Shelf Stable Meat Products
Shelf Stable Meat Products
Jay B. Wenther, Ph.D
American Association of Meat Processors
One of the oldest forms of meat preservation is represented by the product category currently known as shelf-stable meat products. Historically, the development of dry and semi-dry sausage technology was discovered several thousand years ago. Simply stated, the application of salt on meat (whole pieces or cut up) and the process of drying were found to preserve meat for months under normal climatic conditions.
For many years in the United States, the moisture: protein ratio(MPR) was used to define the shelf stability of meat products. This is no longer the case and moisture: protein ratios are only to be used to define the standard of identity of meat products. The United States Department of Agriculture's Food Standards (USDA) and Labeling Policy Book (USDA 2003) defines the MPR of certain products. These MPR are listed in Table 1. The regulations published in the Food Standards and Labeling Policy Book are for labeling purposes only! The MPR that is referred to is related to product characteristic that is expected by the consumers.
Table 1: Moisture Protein Ratio (MPR) of some common meat products.
A moisture protein ratio refers to the quantity of moisture in a product in relationship to the quantity of meat protein, expressed as X parts (or percent) of moisture for each part (or percent) of meat protein. In the United States we base the degree of drying on MPR as opposed to Europe where water activity(Aw) is used.
In order to achieve shelf stability for food safety purposes, certain intrinsic parameters must be achieved. These parameters consist of either water activity and/or pH.
Water activity is defined by the ratio of the water vapor pressure of food substrate to the vapor pressure of pure water at the same temperature. In other words, water activity refers to the available water in a product upon which microorganisms depend on for growth. The preservation of foods by drying is a direct consequence of removel or binding of moisture, without which microorganisms do not grow.
To get a better idea of water activity, the water activity of some common foods can be observed in Table 2.
Table 2: Water activity of some common foods.
A meat product with a water activity of less than 0.85 is usually considered shelf stable and would not support the growth of pathogenic microorganisms.
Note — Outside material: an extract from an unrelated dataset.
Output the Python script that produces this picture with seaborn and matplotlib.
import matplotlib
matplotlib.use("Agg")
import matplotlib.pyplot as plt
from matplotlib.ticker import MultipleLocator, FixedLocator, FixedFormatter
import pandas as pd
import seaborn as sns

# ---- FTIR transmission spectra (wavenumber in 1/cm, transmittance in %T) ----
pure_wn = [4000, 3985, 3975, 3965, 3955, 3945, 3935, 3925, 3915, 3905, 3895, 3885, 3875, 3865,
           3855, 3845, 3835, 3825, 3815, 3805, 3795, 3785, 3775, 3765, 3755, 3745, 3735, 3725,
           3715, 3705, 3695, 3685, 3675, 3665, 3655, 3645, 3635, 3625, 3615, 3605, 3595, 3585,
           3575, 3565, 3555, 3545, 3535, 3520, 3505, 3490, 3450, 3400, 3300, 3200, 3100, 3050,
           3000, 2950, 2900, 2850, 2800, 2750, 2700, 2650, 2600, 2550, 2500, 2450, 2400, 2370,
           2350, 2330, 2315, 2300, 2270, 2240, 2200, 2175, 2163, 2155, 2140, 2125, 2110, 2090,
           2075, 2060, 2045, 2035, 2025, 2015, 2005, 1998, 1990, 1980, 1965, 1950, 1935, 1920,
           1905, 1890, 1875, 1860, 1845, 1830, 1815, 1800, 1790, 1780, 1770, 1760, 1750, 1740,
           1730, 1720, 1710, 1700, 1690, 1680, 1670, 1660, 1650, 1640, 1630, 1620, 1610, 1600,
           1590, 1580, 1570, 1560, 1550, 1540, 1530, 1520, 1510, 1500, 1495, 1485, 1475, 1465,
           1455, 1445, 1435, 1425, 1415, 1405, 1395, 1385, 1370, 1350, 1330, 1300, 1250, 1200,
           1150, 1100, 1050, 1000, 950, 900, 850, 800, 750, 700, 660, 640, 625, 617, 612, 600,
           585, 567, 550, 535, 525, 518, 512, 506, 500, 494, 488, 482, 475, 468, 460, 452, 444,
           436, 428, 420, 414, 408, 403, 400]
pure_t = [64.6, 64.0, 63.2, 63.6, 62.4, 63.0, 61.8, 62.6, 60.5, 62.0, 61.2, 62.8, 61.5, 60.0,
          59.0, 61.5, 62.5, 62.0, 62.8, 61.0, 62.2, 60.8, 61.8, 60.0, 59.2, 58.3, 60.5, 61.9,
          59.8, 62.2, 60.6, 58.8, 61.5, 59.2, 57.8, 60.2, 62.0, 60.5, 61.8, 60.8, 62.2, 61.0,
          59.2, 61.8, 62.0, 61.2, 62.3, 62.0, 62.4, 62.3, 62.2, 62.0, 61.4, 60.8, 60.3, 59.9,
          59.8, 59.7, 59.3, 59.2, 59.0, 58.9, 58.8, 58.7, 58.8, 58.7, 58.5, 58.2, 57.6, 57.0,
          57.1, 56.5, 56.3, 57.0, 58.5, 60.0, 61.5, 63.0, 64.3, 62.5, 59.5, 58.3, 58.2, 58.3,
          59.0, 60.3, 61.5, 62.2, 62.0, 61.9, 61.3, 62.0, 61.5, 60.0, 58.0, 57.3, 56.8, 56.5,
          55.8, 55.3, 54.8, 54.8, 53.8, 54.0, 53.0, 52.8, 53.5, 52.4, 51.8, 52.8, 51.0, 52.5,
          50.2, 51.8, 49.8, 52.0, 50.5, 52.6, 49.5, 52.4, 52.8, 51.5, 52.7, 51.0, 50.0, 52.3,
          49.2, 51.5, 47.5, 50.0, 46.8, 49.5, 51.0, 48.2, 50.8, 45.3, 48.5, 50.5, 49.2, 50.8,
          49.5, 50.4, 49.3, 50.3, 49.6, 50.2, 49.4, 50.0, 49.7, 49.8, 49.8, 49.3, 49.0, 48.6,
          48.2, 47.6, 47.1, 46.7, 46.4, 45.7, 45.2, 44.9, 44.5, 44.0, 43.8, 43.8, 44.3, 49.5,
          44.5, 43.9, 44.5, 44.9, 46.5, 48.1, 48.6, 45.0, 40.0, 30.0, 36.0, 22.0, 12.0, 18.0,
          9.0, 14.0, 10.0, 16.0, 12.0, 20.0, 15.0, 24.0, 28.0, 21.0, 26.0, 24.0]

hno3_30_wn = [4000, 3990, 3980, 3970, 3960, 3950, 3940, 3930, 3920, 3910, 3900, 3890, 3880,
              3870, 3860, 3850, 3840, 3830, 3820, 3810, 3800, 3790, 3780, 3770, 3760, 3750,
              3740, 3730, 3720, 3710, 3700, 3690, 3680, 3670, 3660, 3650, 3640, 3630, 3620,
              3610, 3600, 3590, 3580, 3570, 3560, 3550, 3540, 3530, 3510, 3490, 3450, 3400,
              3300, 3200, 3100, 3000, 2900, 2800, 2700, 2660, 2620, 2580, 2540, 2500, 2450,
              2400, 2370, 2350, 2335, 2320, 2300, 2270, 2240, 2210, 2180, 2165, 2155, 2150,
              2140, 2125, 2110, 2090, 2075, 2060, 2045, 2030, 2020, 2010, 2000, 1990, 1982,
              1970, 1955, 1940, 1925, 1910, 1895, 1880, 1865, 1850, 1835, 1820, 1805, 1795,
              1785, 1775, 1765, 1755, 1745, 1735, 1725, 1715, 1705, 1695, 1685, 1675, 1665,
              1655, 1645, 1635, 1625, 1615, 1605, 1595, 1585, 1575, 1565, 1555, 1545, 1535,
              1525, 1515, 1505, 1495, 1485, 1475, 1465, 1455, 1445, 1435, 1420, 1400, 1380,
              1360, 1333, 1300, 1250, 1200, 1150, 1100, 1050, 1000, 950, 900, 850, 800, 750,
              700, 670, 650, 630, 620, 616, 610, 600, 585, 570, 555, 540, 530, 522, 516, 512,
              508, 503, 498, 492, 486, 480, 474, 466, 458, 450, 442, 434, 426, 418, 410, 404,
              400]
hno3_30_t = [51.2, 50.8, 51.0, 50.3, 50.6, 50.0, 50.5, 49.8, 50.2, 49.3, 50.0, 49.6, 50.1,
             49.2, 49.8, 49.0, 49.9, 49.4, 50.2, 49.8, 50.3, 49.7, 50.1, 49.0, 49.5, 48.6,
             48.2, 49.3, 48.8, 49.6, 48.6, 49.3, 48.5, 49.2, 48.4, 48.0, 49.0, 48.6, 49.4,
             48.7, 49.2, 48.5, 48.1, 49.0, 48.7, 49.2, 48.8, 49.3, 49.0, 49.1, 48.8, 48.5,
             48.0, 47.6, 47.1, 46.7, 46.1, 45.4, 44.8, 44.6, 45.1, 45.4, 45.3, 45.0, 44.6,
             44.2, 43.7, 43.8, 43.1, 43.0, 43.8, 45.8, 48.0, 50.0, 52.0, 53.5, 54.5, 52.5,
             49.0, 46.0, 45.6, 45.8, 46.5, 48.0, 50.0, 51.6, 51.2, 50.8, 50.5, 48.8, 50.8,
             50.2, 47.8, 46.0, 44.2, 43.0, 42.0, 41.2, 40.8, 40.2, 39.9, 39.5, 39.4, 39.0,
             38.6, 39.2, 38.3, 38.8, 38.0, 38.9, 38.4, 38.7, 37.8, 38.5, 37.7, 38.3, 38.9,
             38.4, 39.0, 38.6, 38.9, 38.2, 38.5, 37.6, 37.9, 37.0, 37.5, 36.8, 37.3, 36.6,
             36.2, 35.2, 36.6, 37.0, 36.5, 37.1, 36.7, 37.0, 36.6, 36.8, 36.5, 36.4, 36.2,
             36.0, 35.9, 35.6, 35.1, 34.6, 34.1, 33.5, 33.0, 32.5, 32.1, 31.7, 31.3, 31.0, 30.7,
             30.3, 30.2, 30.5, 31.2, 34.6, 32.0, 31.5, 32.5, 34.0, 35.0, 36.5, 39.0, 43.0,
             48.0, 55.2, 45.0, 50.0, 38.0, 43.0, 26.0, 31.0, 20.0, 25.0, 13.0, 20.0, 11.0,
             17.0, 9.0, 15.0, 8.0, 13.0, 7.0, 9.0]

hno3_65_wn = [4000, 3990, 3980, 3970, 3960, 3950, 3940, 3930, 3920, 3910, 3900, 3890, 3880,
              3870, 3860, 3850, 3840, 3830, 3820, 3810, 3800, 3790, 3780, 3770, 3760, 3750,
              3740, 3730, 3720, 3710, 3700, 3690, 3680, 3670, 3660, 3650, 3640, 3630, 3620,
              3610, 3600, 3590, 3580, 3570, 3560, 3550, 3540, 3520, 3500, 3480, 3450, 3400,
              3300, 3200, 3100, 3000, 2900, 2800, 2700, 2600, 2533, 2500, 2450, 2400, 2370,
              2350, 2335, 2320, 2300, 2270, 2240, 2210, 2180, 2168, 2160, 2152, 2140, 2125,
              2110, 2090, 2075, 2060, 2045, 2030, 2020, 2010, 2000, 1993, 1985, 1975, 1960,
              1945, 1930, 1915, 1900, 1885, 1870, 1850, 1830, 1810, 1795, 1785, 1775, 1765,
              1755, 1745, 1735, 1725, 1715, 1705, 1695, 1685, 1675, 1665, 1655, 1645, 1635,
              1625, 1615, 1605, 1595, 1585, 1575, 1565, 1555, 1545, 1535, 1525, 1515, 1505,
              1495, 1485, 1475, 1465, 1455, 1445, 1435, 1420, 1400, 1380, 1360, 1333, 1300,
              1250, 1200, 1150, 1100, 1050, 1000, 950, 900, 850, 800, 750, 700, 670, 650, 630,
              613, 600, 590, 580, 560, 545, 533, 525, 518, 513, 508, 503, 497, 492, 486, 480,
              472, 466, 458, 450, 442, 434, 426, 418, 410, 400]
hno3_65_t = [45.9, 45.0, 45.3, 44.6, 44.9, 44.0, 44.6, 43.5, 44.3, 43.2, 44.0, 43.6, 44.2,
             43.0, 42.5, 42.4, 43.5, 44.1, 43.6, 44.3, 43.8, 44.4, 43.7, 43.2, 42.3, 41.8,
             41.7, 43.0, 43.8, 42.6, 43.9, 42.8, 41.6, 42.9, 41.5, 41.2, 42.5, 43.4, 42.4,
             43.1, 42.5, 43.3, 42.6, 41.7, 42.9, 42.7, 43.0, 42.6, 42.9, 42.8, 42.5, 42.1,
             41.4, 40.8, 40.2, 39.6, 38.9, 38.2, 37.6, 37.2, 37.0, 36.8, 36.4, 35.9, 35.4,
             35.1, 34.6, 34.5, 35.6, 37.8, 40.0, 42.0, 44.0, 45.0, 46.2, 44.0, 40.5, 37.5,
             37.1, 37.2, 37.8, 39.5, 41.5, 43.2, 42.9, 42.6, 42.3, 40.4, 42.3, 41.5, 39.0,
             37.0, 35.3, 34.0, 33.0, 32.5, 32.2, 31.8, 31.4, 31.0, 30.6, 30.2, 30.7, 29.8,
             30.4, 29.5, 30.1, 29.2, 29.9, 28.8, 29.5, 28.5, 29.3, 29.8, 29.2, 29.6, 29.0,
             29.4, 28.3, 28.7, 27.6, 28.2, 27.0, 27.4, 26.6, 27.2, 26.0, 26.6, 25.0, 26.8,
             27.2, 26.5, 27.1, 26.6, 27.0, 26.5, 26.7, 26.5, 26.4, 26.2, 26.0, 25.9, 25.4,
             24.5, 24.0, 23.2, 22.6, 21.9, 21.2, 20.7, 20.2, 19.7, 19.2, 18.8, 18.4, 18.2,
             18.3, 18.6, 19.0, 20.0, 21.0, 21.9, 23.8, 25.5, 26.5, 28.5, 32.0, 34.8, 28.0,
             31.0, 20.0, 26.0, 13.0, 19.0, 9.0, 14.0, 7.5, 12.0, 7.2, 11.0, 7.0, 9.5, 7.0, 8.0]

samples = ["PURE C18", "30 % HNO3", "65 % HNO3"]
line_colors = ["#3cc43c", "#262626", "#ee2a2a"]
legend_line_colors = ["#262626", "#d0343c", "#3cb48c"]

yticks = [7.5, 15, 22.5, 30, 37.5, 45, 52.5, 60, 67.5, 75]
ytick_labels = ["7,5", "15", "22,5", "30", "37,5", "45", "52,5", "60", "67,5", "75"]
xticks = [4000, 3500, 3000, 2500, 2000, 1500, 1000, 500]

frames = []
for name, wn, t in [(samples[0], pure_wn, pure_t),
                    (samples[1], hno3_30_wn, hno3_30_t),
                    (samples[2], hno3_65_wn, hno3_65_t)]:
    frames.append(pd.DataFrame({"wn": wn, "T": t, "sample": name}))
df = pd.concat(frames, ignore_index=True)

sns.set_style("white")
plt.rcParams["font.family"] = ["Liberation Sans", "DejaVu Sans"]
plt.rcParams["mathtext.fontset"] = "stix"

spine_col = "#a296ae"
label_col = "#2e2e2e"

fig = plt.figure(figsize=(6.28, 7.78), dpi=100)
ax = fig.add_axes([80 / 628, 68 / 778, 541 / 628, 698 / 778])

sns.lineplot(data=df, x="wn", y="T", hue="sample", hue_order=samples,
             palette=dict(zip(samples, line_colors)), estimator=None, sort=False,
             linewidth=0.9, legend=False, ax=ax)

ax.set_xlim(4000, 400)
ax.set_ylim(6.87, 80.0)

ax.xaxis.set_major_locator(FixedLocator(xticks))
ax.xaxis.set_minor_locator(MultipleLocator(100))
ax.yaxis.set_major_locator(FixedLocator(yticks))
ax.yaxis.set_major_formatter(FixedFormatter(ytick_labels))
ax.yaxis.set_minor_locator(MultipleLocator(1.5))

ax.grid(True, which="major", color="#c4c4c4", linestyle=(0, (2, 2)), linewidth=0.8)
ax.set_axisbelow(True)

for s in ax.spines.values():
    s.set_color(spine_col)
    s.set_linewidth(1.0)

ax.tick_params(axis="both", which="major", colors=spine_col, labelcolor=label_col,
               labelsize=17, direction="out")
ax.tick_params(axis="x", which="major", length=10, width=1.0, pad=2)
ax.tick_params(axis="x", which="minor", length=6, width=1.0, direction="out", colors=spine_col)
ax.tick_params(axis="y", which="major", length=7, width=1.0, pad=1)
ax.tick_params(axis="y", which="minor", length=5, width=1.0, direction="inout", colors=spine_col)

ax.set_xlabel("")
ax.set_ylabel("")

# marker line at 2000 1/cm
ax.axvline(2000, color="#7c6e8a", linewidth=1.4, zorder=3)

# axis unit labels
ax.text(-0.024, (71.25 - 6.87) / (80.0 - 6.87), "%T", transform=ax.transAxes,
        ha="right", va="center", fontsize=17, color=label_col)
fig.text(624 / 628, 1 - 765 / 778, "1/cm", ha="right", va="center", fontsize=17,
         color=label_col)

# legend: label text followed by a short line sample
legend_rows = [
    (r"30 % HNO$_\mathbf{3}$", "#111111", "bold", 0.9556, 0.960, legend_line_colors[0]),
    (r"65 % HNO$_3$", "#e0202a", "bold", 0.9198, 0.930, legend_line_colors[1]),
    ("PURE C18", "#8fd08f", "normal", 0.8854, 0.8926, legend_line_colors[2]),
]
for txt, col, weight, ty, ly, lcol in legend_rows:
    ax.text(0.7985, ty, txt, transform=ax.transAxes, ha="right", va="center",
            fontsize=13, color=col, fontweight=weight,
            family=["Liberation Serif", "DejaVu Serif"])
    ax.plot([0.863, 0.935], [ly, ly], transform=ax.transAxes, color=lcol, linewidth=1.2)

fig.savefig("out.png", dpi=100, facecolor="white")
A water activity of ≤0.85 has been common for the control of S.aureus. The new (2004) FSIS Compliance Guidelines suggested water activity critical limit for stabilization of jerky is ≤0.70 for product in contact with air, which is low enough to exclude mold growth.
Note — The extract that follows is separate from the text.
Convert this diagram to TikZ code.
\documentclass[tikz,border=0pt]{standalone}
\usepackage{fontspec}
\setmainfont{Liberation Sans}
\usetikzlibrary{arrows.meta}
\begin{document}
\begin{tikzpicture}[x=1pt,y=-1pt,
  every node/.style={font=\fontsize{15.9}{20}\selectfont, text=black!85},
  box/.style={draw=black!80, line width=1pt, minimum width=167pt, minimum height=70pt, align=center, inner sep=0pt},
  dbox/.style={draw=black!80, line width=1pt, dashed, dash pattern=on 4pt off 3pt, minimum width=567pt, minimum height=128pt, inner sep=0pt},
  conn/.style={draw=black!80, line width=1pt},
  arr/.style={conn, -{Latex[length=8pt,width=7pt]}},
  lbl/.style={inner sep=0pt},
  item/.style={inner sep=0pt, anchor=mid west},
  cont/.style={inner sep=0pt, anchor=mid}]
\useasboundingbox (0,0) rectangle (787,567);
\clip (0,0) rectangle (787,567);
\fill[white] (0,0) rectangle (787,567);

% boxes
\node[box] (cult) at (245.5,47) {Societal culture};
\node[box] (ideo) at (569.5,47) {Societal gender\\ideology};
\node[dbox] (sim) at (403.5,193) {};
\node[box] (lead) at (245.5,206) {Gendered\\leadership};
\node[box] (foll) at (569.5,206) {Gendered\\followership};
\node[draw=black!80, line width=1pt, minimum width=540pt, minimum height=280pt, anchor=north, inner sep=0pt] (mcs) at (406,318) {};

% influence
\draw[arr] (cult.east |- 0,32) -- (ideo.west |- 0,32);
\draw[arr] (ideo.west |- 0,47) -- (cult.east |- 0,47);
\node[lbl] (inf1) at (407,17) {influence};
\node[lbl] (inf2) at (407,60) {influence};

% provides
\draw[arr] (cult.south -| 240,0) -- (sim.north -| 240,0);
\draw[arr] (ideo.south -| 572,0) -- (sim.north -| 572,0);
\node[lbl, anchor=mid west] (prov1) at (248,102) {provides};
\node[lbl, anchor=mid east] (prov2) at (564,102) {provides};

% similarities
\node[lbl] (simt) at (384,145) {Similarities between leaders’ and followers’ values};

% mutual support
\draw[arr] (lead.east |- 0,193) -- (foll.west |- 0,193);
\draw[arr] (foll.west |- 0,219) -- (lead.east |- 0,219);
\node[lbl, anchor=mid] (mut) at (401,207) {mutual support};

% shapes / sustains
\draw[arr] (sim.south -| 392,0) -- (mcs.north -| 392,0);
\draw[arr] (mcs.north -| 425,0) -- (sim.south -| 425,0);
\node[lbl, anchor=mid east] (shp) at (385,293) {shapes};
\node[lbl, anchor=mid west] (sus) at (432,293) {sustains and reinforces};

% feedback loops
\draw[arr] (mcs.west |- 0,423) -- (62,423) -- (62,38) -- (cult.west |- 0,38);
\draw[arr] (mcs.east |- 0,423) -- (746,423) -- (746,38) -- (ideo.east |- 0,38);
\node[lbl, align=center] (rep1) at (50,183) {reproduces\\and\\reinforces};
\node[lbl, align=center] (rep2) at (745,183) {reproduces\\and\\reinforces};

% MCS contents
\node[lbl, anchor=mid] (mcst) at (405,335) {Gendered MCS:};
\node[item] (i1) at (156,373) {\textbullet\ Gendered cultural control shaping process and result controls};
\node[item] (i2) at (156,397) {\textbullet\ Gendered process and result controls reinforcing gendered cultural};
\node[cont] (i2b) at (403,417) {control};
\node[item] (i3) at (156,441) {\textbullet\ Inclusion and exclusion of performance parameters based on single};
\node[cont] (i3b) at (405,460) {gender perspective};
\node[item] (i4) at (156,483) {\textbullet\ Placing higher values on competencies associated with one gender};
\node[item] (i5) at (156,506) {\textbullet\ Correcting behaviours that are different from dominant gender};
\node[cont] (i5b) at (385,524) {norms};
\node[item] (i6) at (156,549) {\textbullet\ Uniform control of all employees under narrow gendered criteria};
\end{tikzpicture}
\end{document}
The term Ph is related to the acidity of the product. In scientific terms, p(potential of) H(hydrogen) or pH is the negative log of the hydrogen-ion concentration in gram atoms per liter. The pH scale values range from 0 to 14. A neutral soluttion has a ph of 7. A pH less than 7 indicates an acidic solution while a pH greater than 7 indicates an alkaline (basic) solution.
To get a better idea of pH, the pH of some common foods can be observed in Table 3.
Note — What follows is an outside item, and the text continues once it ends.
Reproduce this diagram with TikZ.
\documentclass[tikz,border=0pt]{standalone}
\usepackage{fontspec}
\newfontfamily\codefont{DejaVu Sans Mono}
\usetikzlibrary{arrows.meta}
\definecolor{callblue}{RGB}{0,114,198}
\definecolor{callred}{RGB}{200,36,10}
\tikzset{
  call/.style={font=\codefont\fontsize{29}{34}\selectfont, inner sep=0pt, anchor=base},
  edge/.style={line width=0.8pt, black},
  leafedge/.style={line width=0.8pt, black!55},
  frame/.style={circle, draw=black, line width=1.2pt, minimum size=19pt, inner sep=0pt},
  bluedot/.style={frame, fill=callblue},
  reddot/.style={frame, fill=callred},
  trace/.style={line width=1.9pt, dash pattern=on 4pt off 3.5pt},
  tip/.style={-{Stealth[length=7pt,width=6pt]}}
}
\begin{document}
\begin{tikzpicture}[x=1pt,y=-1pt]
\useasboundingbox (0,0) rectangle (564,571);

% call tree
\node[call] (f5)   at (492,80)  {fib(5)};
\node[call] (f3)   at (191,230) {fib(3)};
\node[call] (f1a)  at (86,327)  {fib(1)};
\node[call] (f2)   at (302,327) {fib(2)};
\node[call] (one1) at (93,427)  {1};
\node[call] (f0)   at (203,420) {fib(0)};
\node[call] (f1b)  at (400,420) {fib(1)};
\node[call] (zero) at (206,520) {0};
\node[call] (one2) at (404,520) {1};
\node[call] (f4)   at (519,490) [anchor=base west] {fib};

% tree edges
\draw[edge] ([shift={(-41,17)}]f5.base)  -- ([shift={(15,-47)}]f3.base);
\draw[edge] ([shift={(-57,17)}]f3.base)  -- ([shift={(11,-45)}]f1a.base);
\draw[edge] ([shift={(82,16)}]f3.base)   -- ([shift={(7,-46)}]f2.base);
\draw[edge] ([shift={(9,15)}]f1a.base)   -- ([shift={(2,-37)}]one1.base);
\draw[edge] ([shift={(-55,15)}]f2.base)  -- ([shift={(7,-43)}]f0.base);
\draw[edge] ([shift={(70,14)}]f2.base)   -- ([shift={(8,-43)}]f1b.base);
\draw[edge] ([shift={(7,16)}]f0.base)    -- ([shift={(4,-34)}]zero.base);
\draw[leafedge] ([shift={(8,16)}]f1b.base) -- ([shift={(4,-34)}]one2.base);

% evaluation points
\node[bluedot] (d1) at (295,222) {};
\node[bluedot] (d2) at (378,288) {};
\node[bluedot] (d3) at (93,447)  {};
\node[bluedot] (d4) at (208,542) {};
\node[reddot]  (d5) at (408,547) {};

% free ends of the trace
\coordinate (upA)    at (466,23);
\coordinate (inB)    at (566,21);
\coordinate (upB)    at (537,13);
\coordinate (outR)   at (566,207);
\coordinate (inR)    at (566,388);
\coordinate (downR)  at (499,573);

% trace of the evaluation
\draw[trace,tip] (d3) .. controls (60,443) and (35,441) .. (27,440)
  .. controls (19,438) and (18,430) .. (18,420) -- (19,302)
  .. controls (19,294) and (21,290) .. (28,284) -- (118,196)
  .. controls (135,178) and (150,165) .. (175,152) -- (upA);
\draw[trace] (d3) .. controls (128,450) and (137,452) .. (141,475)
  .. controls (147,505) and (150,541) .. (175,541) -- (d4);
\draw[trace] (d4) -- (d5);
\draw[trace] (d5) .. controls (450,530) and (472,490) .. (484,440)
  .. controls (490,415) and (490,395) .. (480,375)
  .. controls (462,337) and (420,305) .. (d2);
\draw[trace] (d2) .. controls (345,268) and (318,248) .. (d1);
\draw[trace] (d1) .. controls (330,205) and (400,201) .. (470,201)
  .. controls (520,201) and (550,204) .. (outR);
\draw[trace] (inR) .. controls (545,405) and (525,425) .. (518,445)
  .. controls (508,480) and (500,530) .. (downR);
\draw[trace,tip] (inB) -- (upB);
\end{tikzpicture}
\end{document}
Table 3: The pH of some common foods.
A reduction in pH can be achieved through the use of starter cultures (e.g. lactic acid) or acidulants (i.e. encapsulated citric acid, encapsulated lactic acid, etc.).
Traditional fermentation relied on indigenous microorganisms that were present on the meat ingredients, the spices, or the environment. Starter cultures evolved in which meat processors can use specific species of microorganisms to achieve a desired flavor profile. The starter cultures help improve the safety of the meat products as well as improve the consistency of the flavor and texture. The starter cultures depend on a food source (i.e. dextrose) to live and grow. As the microorganisms eat the dextrose they excrete lactic acid, giving the final product the traditional "tangy" flavor profile.
Starter cultures require a specific environment to work. The goal of the fermentation stage is to provide optimum conditions of temperature, humidity, and time for the lactic acid producing bacteria to grow. The conditions need to be favorable to the starter culture and you should follow the culture suppliers recommendations.
The encapsulated acids use naturally occurring acids that are encapsulated with a hydrogenated vegetable oil, which melts at 135°F. The coating allows the use of the acid for the production of a tangy flavor profile in dry and semi-dry meat products. If the acid were not coated, it would denature the proteins and not allow the proteins to properly bind to each other prior to thermal processing. Encapsulated acids greatly reduce the time it takes to produce "tangy" products.
Due to today's microbiological concerns, particularly E. coli O157:H7, Salmonella, and Listeria monocytogenes, meat processors must realize how they can control the growth of certain pathogens. Since the implementation of HACCP, meat processors must also justify why certain critical limits were chosen for critical control points with "scientific documentation."
USDA, 2003. United States Department of Agriculture Food Standards and Labeling Policy Book. Washington, D.C.